| Areté Quarterly Q2 25 |
One of the comments that caught my attention the other day was the mention by Brent Donnelly in his Friday Speedrun that the phrase, “US debt is unsustainable,” is “aggravating”. Apparently, the source of his irritation is that “unsustainable” suggests a reckoning is due imminently.
Now, I happen to like Brent’s work because he truly has valuable experience and because I think he is legitimately trying to be helpful. However, Brent is a trader and for most traders, if an insight is not actionable in seconds, minutes, hours, or days, it is usually just not very useful. This is probably why he doesn’t like the phrase, “US debt is unsustainable”; because it is normally not actionable in his abbreviated time horizon.
This is a shame for a large swath of long-term investors, however, because the notion of financial “unsustainability” does have useful information content for them. The reason is the consequences of unsustainability start appearing well within an investment horizon of decades, if not in a trader’s miniaturized horizon.
Those consequences can take many different forms, but the main idea is that they represent constraints on public policy as I wrote in the last market review. The more policymakers get involved in markets, the less markets are likely to look “free” and the more they are likely to serve the needs of policymakers.
The single biggest thing to remember is that when a reckoning finally does come, which is quite likely to happen within the investment horizon of most long-term investors, the eventual bailout will come at the expense of those very same investors. The reason is because they have the money.
This means 1) long-term investors are quite likely to experience a major drawdown within their investment horizon, and 2) the risk of that event keeps increasing.

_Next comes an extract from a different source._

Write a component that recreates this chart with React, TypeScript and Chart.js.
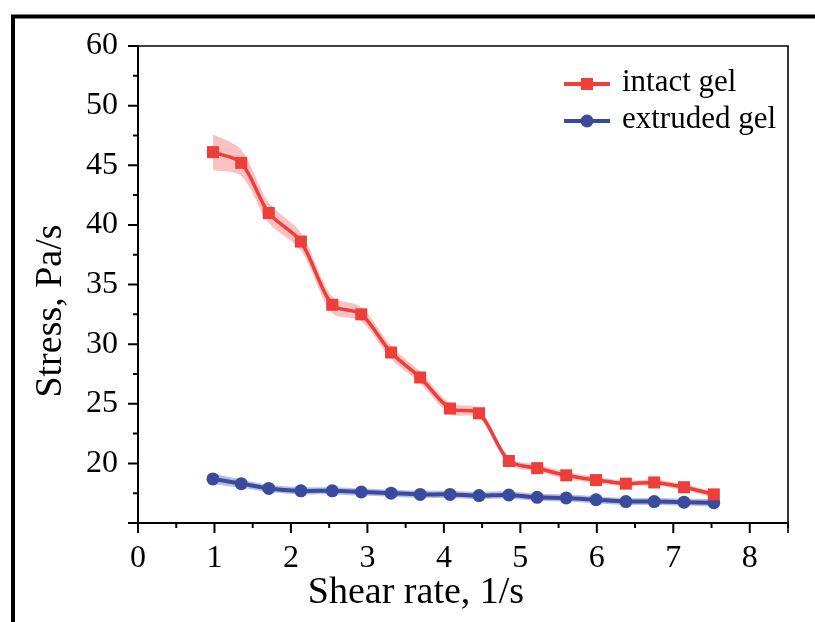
import React, { useEffect, useRef } from "react";
import { Chart, registerables } from "chart.js";

Chart.register(...registerables);

// ---- data ----
const shearRate = [0.98, 1.35, 1.71, 2.13, 2.54, 2.92, 3.31, 3.69, 4.08, 4.46, 4.85, 5.22, 5.6, 5.99, 6.38, 6.75, 7.14, 7.53];
const intactGel = [46.1, 45.2, 41.0, 38.6, 33.3, 32.5, 29.3, 27.2, 24.6, 24.2, 20.2, 19.6, 19.0, 18.6, 18.3, 18.4, 18.0, 17.4];
const intactErr = [1.5, 1.1, 0.85, 0.75, 0.7, 0.6, 0.55, 0.5, 0.45, 0.4, 0.3, 0.3, 0.3, 0.25, 0.25, 0.25, 0.25, 0.25];
const extrudedGel = [18.7, 18.3, 17.9, 17.7, 17.7, 17.6, 17.5, 17.4, 17.4, 17.3, 17.35, 17.15, 17.1, 16.95, 16.8, 16.8, 16.75, 16.7];
const extrudedErr = [0.45, 0.35, 0.3, 0.3, 0.3, 0.3, 0.3, 0.3, 0.3, 0.3, 0.3, 0.3, 0.3, 0.3, 0.3, 0.3, 0.3, 0.3];
const seriesNames = ["intact gel", "extruded gel"];
const xTickValues = [0, 1, 2, 3, 4, 5, 6, 7, 8];
const xTickLabels = ["0", "1", "2", "3", "4", "5", "6", "7", "8"];
// y axis has a break: the 50–60 segment is compressed into one 5-unit step
const yTickValues = [15, 20, 25, 30, 35, 40, 45, 50, 55];
const yTickLabels = ["", "20", "25", "30", "35", "40", "45", "50", "60"];
const xTitle = "Shear rate, 1/s";
const yTitle = "Stress, Pa/s";

const RED = "rgb(238,62,58)";
const RED_BAND = "rgba(240,120,120,0.45)";
const BLUE = "rgb(58,74,158)";
const BLUE_BAND = "rgba(110,130,205,0.5)";
const FONT = "'Liberation Serif', 'Times New Roman', serif";

const pts = (ys: number[], d: number[] = [], s = 0) =>
  shearRate.map((x, i) => ({ x, y: ys[i] + s * (d[i] || 0) }));

const framePlugin = {
  id: "frameAxes",
  afterDraw(chart: any) {
    const ctx = chart.ctx;
    const { left, right, top, bottom } = chart.chartArea;
    const xs = chart.scales.x;
    const ys = chart.scales.y;
    ctx.save();
    // outer black frame
    ctx.strokeStyle = "#000";
    ctx.lineWidth = 4;
    ctx.beginPath();
    ctx.moveTo(13, 622);
    ctx.lineTo(13, 16.5);
    ctx.lineTo(815, 16.5);
    ctx.stroke();
    // plot box
    ctx.lineWidth = 2;
    ctx.beginPath();
    ctx.moveTo(left, top);
    ctx.lineTo(left, bottom);
    ctx.lineTo(right, bottom);
    ctx.stroke();
    ctx.lineWidth = 1.6;
    ctx.beginPath();
    ctx.moveTo(left, top);
    ctx.lineTo(right, top);
    ctx.lineTo(right, bottom + 10);
    ctx.stroke();
    // ticks
    ctx.lineWidth = 2;
    ctx.beginPath();
    for (let v = 0; v <= 8.5001; v += 0.5) {
      const p = xs.getPixelForValue(v);
      const len = Math.abs(v - Math.round(v)) < 1e-6 ? 10 : 5;
      ctx.moveTo(p, bottom);
      ctx.lineTo(p, bottom + len);
    }
    for (let v = 15; v <= 55.0001; v += 2.5) {
      const p = ys.getPixelForValue(v);
      const len = Math.abs(v / 5 - Math.round(v / 5)) < 1e-6 ? 10 : 5;
      ctx.moveTo(left, p);
      ctx.lineTo(left - len, p);
    }
    ctx.stroke();
    // axis titles
    ctx.fillStyle = "#000";
    ctx.font = `38px ${FONT}`;
    ctx.textAlign = "center";
    ctx.textBaseline = "alphabetic";
    ctx.fillText(xTitle, 416, 603);
    ctx.save();
    ctx.translate(61, 311);
    ctx.rotate(-Math.PI / 2);
    ctx.fillText(yTitle, 0, 0);
    ctx.restore();
    // legend
    const rows = [
      { y: 84, color: RED, style: "rect" },
      { y: 121, color: BLUE, style: "circle" },
    ];
    ctx.font = `31px ${FONT}`;
    ctx.textAlign = "left";
    rows.forEach((r, i) => {
      ctx.strokeStyle = r.color;
      ctx.lineWidth = 4;
      ctx.beginPath();
      ctx.moveTo(564, r.y);
      ctx.lineTo(610, r.y);
      ctx.stroke();
      ctx.fillStyle = r.color;
      if (r.style === "rect") {
        ctx.fillRect(581, r.y - 6, 12, 12);
      } else {
        ctx.beginPath();
        ctx.arc(587, r.y, 6.5, 0, Math.PI * 2);
        ctx.fill();
      }
      ctx.fillStyle = "#000";
      ctx.fillText(seriesNames[i], 622, r.y + 7);
    });
    ctx.restore();
  },
};

export default function App() {
  const ref = useRef<HTMLCanvasElement>(null);
  useEffect(() => {
    if (!ref.current) return;
    const common = { tension: 0.3 };
    const chart = new Chart(ref.current, {
      type: "line",
      data: {
        datasets: [
          {
            label: seriesNames[0],
            data: pts(intactGel),
            borderColor: RED,
            backgroundColor: RED,
            borderWidth: 3.5,
            pointStyle: "rect",
            pointRadius: 8.5,
            pointBorderWidth: 0,
            ...common,
            fill: false,
          },
          {
            label: seriesNames[1],
            data: pts(extrudedGel),
            borderColor: BLUE,
            backgroundColor: BLUE,
            borderWidth: 4,
            pointStyle: "circle",
            pointRadius: 6.5,
            pointBorderWidth: 0,
            ...common,
            fill: false,
          },
          {
            label: "intact low",
            data: pts(intactGel, intactErr, -1),
            borderWidth: 0,
            pointRadius: 0,
            ...common,
            fill: false,
          },
          {
            label: "intact high",
            data: pts(intactGel, intactErr, 1),
            borderWidth: 0,
            pointRadius: 0,
            ...common,
            backgroundColor: RED_BAND,
            fill: "-1",
          },
          {
            label: "extruded low",
            data: pts(extrudedGel, extrudedErr, -1),
            borderWidth: 0,
            pointRadius: 0,
            ...common,
            fill: false,
          },
          {
            label: "extruded high",
            data: pts(extrudedGel, extrudedErr, 1),
            borderWidth: 0,
            pointRadius: 0,
            ...common,
            backgroundColor: BLUE_BAND,
            fill: "-1",
          },
        ],
      },
      options: {
        animation: false,
        responsive: false,
        maintainAspectRatio: false,
        layout: { padding: { top: 46, right: 27, left: 0, bottom: 0 } },
        plugins: { legend: { display: false }, tooltip: { enabled: false } },
        scales: {
          x: {
            type: "linear",
            min: 0,
            max: 8.5,
            afterFit: (s: any) => {
              s.height = 99;
            },
            afterBuildTicks: (s: any) => {
              s.ticks = xTickValues.map((v) => ({ value: v }));
            },
            grid: { display: false, drawTicks: false },
            border: { display: false },
            ticks: {
              padding: 16,
              color: "#000",
              font: { family: FONT, size: 32 },
              maxRotation: 0,
              callback: (v: any) => {
                const i = xTickValues.indexOf(Number(v));
                return i >= 0 ? xTickLabels[i] : "";
              },
            },
          },
          y: {
            type: "linear",
            min: 15,
            max: 55,
            afterFit: (s: any) => {
              s.width = 138;
            },
            afterBuildTicks: (s: any) => {
              s.ticks = yTickValues.map((v) => ({ value: v }));
            },
            grid: { display: false, drawTicks: false },
            border: { display: false },
            ticks: {
              padding: 20,
              color: "#000",
              font: { family: FONT, size: 32 },
              callback: (v: any) => {
                const i = yTickValues.indexOf(Number(v));
                return i >= 0 ? yTickLabels[i] : "";
              },
            },
          },
        },
      },
      plugins: [framePlugin],
    });
    return () => chart.destroy();
  }, []);
  return (
    <div style={{ position: "absolute", left: 0, top: 0, width: 815, height: 622, background: "#fff" }}>
      <canvas ref={ref} width={815} height={622} />
    </div>
  );
}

This seems like useful information to be aware of, not least of which is because there are things that can be done to avoid the brunt of the fallout.
One thing is to reduce/minimize exposure to the most popular and overvalued assets because that is where the greatest downside is likely to come from. In this case, it means US stocks and bonds.
Another thing is to be well diversified. Diversification has become a hackneyed phrase that investors nod their head to but fail to think carefully about. For one, the vast majority of assets that claim to be “diversifying” such as real estate, credit, and private equity really aren’t. When financial trouble strikes, they all go down.
So, diversification deserves fresh attention and that is exactly what Areté’s All-Terrain strategy does. It both seeks exposures that are unrelated or are even inversely correlated and minimizes exposure to US stocks and bonds when they provide unattractive prospects such as at the current time.
Finally, it is true that no one rings a bell at the top. But for long-term investors watching the signs along the way, there is no need for a bell. The existing message of unsustainability provides enough information to set one’s investment course in a way that minimizes the greatest hazards.